No nosso artigo anterior, estabelecemos a importância crucial de dimensionar a posição, incluindo regras práticas para modular o risco. Hoje discutimos a consequência extrema de ignorar tais regras: o risco de ruína. Não é um conceito meramente académico. É um risco real. No Jogo da Bolsa, perder 90% da carteira virtual na primeira ou segunda semana significa sair da corrida da classificação geral. Nos investimentos com capital real, as consequências podem ser permanentes. Por ruína, não entendemos necessariamente a perda total do capital investido; basta um “drawdown” suficientemente pronunciado para nos colocar, na prática, fora do jogo.

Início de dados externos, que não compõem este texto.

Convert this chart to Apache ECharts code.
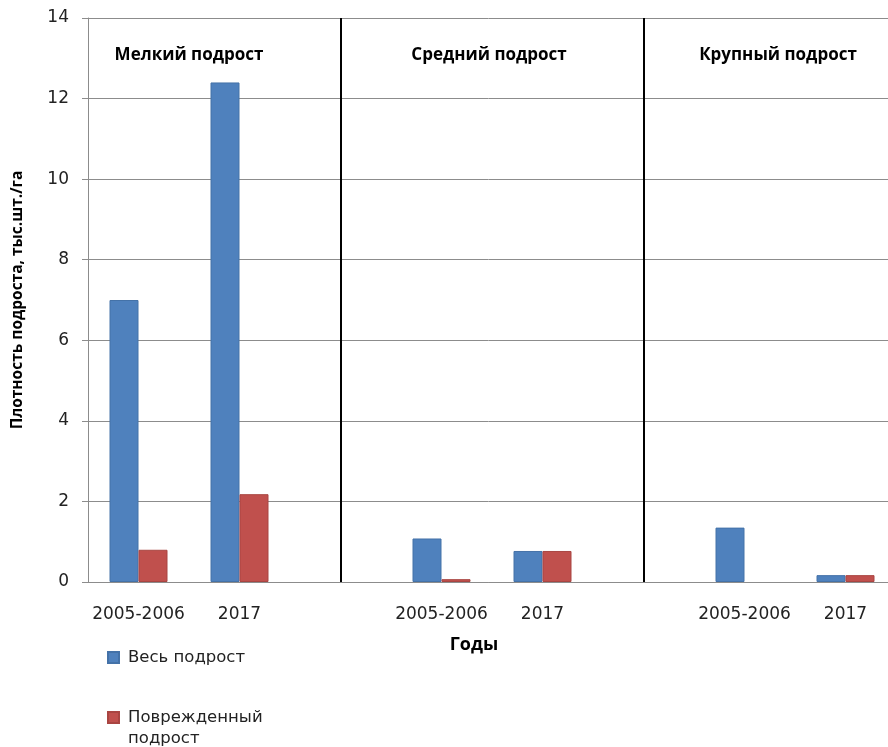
<!DOCTYPE html>
<html>
<head>
<meta charset="utf-8">
<script src="https://cdn.jsdelivr.net/npm/echarts@6/dist/echarts.min.js"></script>
<style>
html,body{margin:0;padding:0;background:#fff;}
#chart{width:888px;height:747px;}
</style>
</head>
<body>
<div id="chart"></div>
<script>
// Data
const categories = ['2005-2006', '2017', '', '2005-2006', '2017', '', '2005-2006', '2017'];
const allValues = [7.0, 12.4, null, 1.08, 0.77, null, 1.35, 0.17];
const damagedValues = [0.8, 2.18, null, 0.07, 0.77, null, null, 0.17];
const seriesNames = ['Весь подрост', 'Поврежденный подрост'];
const groupTitles = ['Мелкий подрост', 'Средний подрост', 'Крупный подрост'];
const separatorIndices = [2, 5];
const yTicks = [0, 2, 4, 6, 8, 10, 12, 14];
const yAxisName = 'Плотность подроста, тыс.шт./га';
const xAxisName = 'Годы';

const FONT = 'DejaVu Sans';
const BOLD = 'bold 17px "Open Sans"';
const chart = echarts.init(document.getElementById('chart'), null, {renderer: 'canvas'});

const option = {
  animation: false,
  backgroundColor: '#ffffff',
  grid: {left: 88, top: 18, width: 808, height: 564, containLabel: false, outerBoundsMode: 'none'},
  xAxis: {
    type: 'category',
    data: categories,
    axisLine: {show: true, lineStyle: {color: '#8c8c8c', width: 1}},
    axisTick: {show: false},
    axisLabel: {interval: 0, margin: 24, color: '#222', fontFamily: FONT, fontSize: 17},
    splitLine: {show: false}
  },
  yAxis: {
    type: 'value',
    min: yTicks[0],
    max: yTicks[yTicks.length - 1],
    interval: 2,
    name: yAxisName,
    nameLocation: 'middle',
    nameGap: 62,
    nameRotate: 90,
    nameTextStyle: {fontFamily: 'Open Sans', fontWeight: 'bold', fontSize: 15.5, color: '#000'},
    axisLine: {show: true, lineStyle: {color: '#8c8c8c', width: 1}},
    axisTick: {show: true, length: 6, lineStyle: {color: '#8c8c8c'}},
    axisLabel: {margin: 19, color: '#222', fontFamily: FONT, fontSize: 17},
    splitLine: {show: true, lineStyle: {color: '#8c8c8c', width: 1}}
  },
  legend: [
    {
      data: [seriesNames[0]],
      orient: 'vertical',
      left: 107, top: 647, padding: 0,
      itemWidth: 11, itemHeight: 11, icon: 'rect',
      textStyle: {fontFamily: FONT, fontSize: 16.5, color: '#222', lineHeight: 21, padding: [0, 0, 0, 4]}
    },
    {
      data: [seriesNames[1]],
      orient: 'vertical',
      left: 107, top: 686, padding: 0,
      itemWidth: 11, itemHeight: 11, icon: 'rect',
      formatter: function (n) { return '\u00a0\n' + n.replace(' ', '\n'); },
      textStyle: {fontFamily: FONT, fontSize: 16.5, color: '#222', lineHeight: 21, padding: [0, 0, 0, 4]}
    }
  ],
  series: [
    {
      name: seriesNames[0],
      type: 'bar',
      data: allValues,
      barWidth: 29,
      barGap: '0%',
      itemStyle: {color: '#4F81BD', borderColor: '#4472a8', borderWidth: 1}
    },
    {
      name: seriesNames[1],
      type: 'bar',
      data: damagedValues,
      barWidth: 29,
      itemStyle: {color: '#C0504D', borderColor: '#a94542', borderWidth: 1}
    },
    {
      name: 'separators',
      type: 'line',
      data: [],
      markLine: {
        silent: true,
        symbol: ['none', 'none'],
        label: {show: false},
        lineStyle: {color: '#000', width: 2, type: 'solid'},
        data: separatorIndices.map(i => ({xAxis: i}))
      }
    }
  ],
  graphic: [
    {type: 'text', x: 189, y: 55, style: {text: groupTitles[0], font: BOLD, fill: '#000', align: 'center', verticalAlign: 'middle'}},
    {type: 'text', x: 489, y: 55, style: {text: groupTitles[1], font: BOLD, fill: '#000', align: 'center', verticalAlign: 'middle'}},
    {type: 'text', x: 778, y: 55, style: {text: groupTitles[2], font: BOLD, fill: '#000', align: 'center', verticalAlign: 'middle'}},
    {type: 'text', x: 474, y: 645, style: {text: xAxisName, font: 'bold 18px "Open Sans"', fill: '#000', align: 'center', verticalAlign: 'middle'}}
  ]
};
chart.setOption(option);
</script>
</body>
</html>
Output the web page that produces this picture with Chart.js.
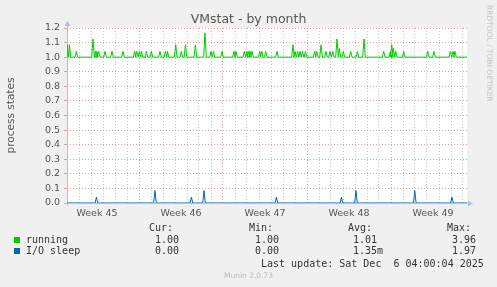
<!DOCTYPE html>
<html><head><meta charset="utf-8">
<script src="https://cdn.jsdelivr.net/npm/chart.js@4/dist/chart.umd.min.js"></script>
<style>
html,body{margin:0;padding:0;background:#f0f0f0;}
#wrap{position:relative;width:497px;height:287px;overflow:hidden;}
canvas{position:absolute;left:0;top:0;}
.t{position:absolute;white-space:pre;}
.mono{font-family:"DejaVu Sans Mono",monospace;font-size:10px;line-height:12px;color:#333;}
.sq{position:absolute;width:6px;height:6px;}
</style></head><body>
<div id="wrap">
<canvas id="c" width="497" height="287"></canvas>
<div class="t" style="left:0;width:497px;text-align:center;top:11px;font:12.5px 'DejaVu Sans';line-height:15px;color:#555;">VMstat - by month</div>
<div class="t" style="left:481px;top:5px;font:7.5px 'DejaVu Sans';color:#c4c4c4;transform-origin:0 0;transform:translate(13px,0) rotate(90deg);">RRDTOOL / TOBI OETIKER</div>
<div class="t mono" style="left:149px;top:222px;">Cur:</div>
<div class="t mono" style="left:249px;top:222px;">Min:</div>
<div class="t mono" style="left:348px;top:222px;">Avg:</div>
<div class="t mono" style="left:447px;top:222px;">Max:</div>
<div class="sq" style="left:14px;top:237px;background:#00cc00;"></div>
<div class="t mono" style="left:26px;top:234px;">running</div>
<div class="t mono" style="left:155px;top:234px;">1.00</div>
<div class="t mono" style="left:255px;top:234px;">1.00</div>
<div class="t mono" style="left:353px;top:234px;">1.01</div>
<div class="t mono" style="left:452px;top:234px;">3.96</div>
<div class="sq" style="left:14px;top:248px;background:#0066b3;"></div>
<div class="t mono" style="left:26px;top:245px;">I/O sleep</div>
<div class="t mono" style="left:155px;top:245px;">0.00</div>
<div class="t mono" style="left:255px;top:245px;">0.00</div>
<div class="t mono" style="left:353px;top:245px;">1.35m</div>
<div class="t mono" style="left:452px;top:245px;">1.97</div>
<div class="t mono" style="left:261px;top:258px;">Last update: Sat Dec  6 04:00:04 2025</div>
<div class="t" style="left:0;width:497px;text-align:center;top:271px;font:7.5px 'DejaVu Sans';line-height:10px;color:#bbb;">Munin 2.0.73</div>
</div>
<script>
// ---- data (x in days from left edge of the month view) ----
const runBase = 1.0;
const runSpikeDay = [0.03,0.20,0.78,2.17,2.37,2.48,2.64,3.17,3.75,4.67,5.64,5.81,6.03,6.20,6.62,7.03,7.75,8.20,8.37,9.06,9.53,9.87,10.70,11.50,12.00,12.20,12.92,13.92,14.08,14.78,14.98,15.12,15.25,15.42,16.06,16.23,16.56,17.50,18.83,19.00,19.22,19.42,19.62,19.87,20.64,20.81,21.17,21.58,21.92,22.14,22.50,22.70,23.03,23.64,24.20,24.75,26.39,26.95,27.06,27.20,27.39,28.06,30.06,30.58,31.95,32.17,32.33];
const runSpikeVal = [1.085,1.085,1.04,1.125,1.04,1.04,1.04,1.04,1.04,1.04,1.04,1.04,1.04,1.04,1.04,1.04,1.04,1.04,1.04,1.085,1.04,1.085,1.085,1.167,1.04,1.04,1.04,1.04,1.04,1.04,1.04,1.04,1.04,1.04,1.04,1.04,1.04,1.04,1.085,1.04,1.04,1.04,1.04,1.04,1.04,1.04,1.085,1.04,1.04,1.04,1.125,1.06,1.04,1.04,1.04,1.125,1.04,1.04,1.085,1.06,1.04,1.04,1.04,1.04,1.04,1.04,1.04];
const ioBase = 0.0;
const ioSpikeDay = [2.45,7.33,10.37,11.42,17.45,22.87,24.08,28.98,32.08];
const ioSpikeVal = [0.04,0.086,0.04,0.085,0.04,0.04,0.085,0.085,0.04];
const weekLabels = ['Week 45','Week 46','Week 47','Week 48','Week 49'];
const weekCenters = [2.5,9.5,16.5,23.5,30.5];
const weekStarts = [6,13,20,27];
const yTicks = [0,0.1,0.2,0.3,0.4,0.5,0.6,0.7,0.8,0.9,1.0,1.1,1.2];
const xMax = 400/12;

function series(base, days, vals, end){
  const pts=[{x:0,y:base}];
  const hw=0.11;
  days.forEach((d,i)=>{ pts.push({x:Math.max(0,d-hw),y:base}); pts.push({x:d,y:vals[i]}); pts.push({x:d+hw,y:base}); });
  pts.push({x:end,y:base});
  return pts;
}

const RED='rgba(222,120,120,0.7)', GRAY='rgba(175,175,175,0.7)', AXIS='#b4bce8';

const bgPlugin={id:'bg',
  beforeDraw(ch){const c=ch.ctx,a=ch.chartArea;c.save();c.fillStyle='#f0f0f0';c.fillRect(0,0,ch.width,ch.height);c.fillStyle='#fff';c.fillRect(a.left,a.top,a.right-a.left,a.bottom-a.top);c.restore();},
  beforeDatasetsDraw(ch){const c=ch.ctx,a=ch.chartArea;c.save();c.strokeStyle=AXIS;c.fillStyle=AXIS;c.lineWidth=1;
    const L=Math.round(a.left)+0.5,B=Math.round(a.bottom)+0.5;
    c.beginPath();c.moveTo(L,B+2);c.lineTo(L,a.top-5);c.moveTo(L-3,B);c.lineTo(a.right+3,B);c.stroke();
    c.beginPath();c.moveTo(L-3,a.top-2);c.lineTo(L+3,a.top-2);c.lineTo(L,a.top-7);c.closePath();c.fill();
    c.beginPath();c.moveTo(a.right+1,B-3);c.lineTo(a.right+1,B+3);c.lineTo(a.right+6,B);c.closePath();c.fill();
    c.restore();}
};

new Chart(document.getElementById('c'),{
  type:'line',
  data:{datasets:[
    {label:'I/O sleep',data:series(ioBase,ioSpikeDay,ioSpikeVal,xMax),borderColor:'#0066b3',borderWidth:1,pointRadius:0,order:0},
    {label:'running',data:series(runBase,runSpikeDay,runSpikeVal,xMax),borderColor:'#00cc00',borderWidth:1,pointRadius:0,order:1}
  ]},
  options:{
    responsive:false,animation:false,
    layout:{padding:{left:0,top:28,right:30,bottom:0}},
    plugins:{legend:{display:false},title:{display:false},tooltip:{enabled:false}},
    elements:{line:{tension:0}},
    scales:{
      x:{type:'linear',min:0,max:xMax,
        afterBuildTicks(s){const t=[];for(let d=0;d<=33;d++)t.push({value:d});weekCenters.forEach(v=>t.push({value:v}));t.sort((a,b)=>a.value-b.value);s.ticks=t;},
        afterFit(s){s.height=84;},
        ticks:{autoSkip:false,maxRotation:0,minRotation:0,padding:5,color:'#555',font:{family:'DejaVu Sans',size:9.5},
          callback(v){const i=weekCenters.indexOf(v);return i>=0?weekLabels[i]:'';}},
        grid:{drawTicks:false,lineWidth:1,color(ctx){const v=ctx.tick&&ctx.tick.value;if(weekCenters.includes(v))return 'rgba(0,0,0,0)';if(weekStarts.includes(v))return RED;return GRAY;}},
        border:{display:false,dash:[1,2]}
      },
      y:{min:0,max:1.2,
        afterBuildTicks(s){s.ticks=yTicks.map(v=>({value:v}));},
        afterFit(s){s.width=67;},
        ticks:{padding:4,color:'#555',font:{family:'DejaVu Sans',size:9.5},callback(v){return v.toFixed(1);}},
        grid:{drawTicks:true,tickLength:3,color:RED,lineWidth:1},
        border:{display:false,dash:[1,2]},
        title:{display:true,text:'process states',color:'#555',font:{family:'DejaVu Sans',size:10.5},padding:{top:5,bottom:0}}
      }
    }
  },
  plugins:[bgPlugin]
});
</script>
</body></html>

O risco de ruína resulta da interação de três variáveis: a taxa de acerto, a relação ganho/perda e a fração do capital arriscado por trade. Separadas, pouco dizem. Mas juntas, definem as expectativas e a trajetória. Um sistema que acerta “apenas” 40% das vezes pode ser viável desde que a média dos ganhos seja da ordem de duas vezes a média das perdas. De modo semelhante, um sistema que acerte 60% das vezes pode, na verdade, ser perdedor caso os ganhos sejam demasiado pequenos. A matemática da recuperação é assimétrica e brutal. Uma perda moderada de 10% requer um ganho de cerca de 11.1% para recuperar. Já uma perda de 50% exige ganhos de 100%, ou seja, duplicar o capital remanescente. E uma perda de 90%? Já serão precisos ganhos astronómicos de 900% para voltar ao ponto de partida. Finalmente, a terceira variável pode funcionar qual acelerador para a ruína. Mesmo com um sistema com taxas de acerto de 60%, uma sequência de 5 perdas consecutivas é estatisticamente “normal”. Se o trader arriscar 10% do capital em cada tentativa, essa série “normal” representa um “drawdown” de mais de 40%. E cenários ainda mais extremos são perfeitamente plausíveis.
A primeira defesa é, como já vimos, a regra de limitar o capital arriscado por trade (por exemplo, 1 ou 2%). Como segunda linha de defesa, pode (e deve) adicionar “disjuntores” de carteira. Por exemplo, introduzir um limite de perda total dentro de um período definido (semanal ou mensal). Se for atingido, é sinal para parar, afastar-se e repensar a estratégia. Uma regra deste tipo não protege apenas o capital de uma sequência fatal, mas também a componente emocional, forçando uma pausa estratégica.
Este é também o momento para expandir sobre o Critério de Kelly. A fórmula de Kelly procura maximizar a taxa de crescimento logarítmico do capital, calculando a fração ótima com base na probabilidade de ganhar (P) e no rácio entre ganho e perda (R). O problema prático é que, no contexto dos mercados, P e R nunca são verdadeiramente conhecidos. São estimativas. E um pequeno erro de estimativa pode levar a fórmula a sugerir uma fração de risco demasiado agressiva, fazendo explodir o risco de ruína. Aqui, a solução é adotar Kelly fracionado. O conceito é simples: em vez de aplicar 100% da fração do capital sugerido por Kelly, aplicar apenas uma porção (25 a 50%) desse valor. Trata-se de um compromisso: sacrificar alguma velocidade no potencial crescimento da carteira a troco de uma redução drástica na volatilidade da mesma e no risco de ruína.
No final, quando discutimos risco de ruína, o objetivo não é evitar todas as perdas. É evitar o tipo de perda que nos tira do jogo. No Jogo da Bolsa, sobreviver às primeiras semanas é a condição para poder ganhar um dos prémios da geral. Na negociação real, é a estratégia para garantir que os nossos investimentos têm futuro.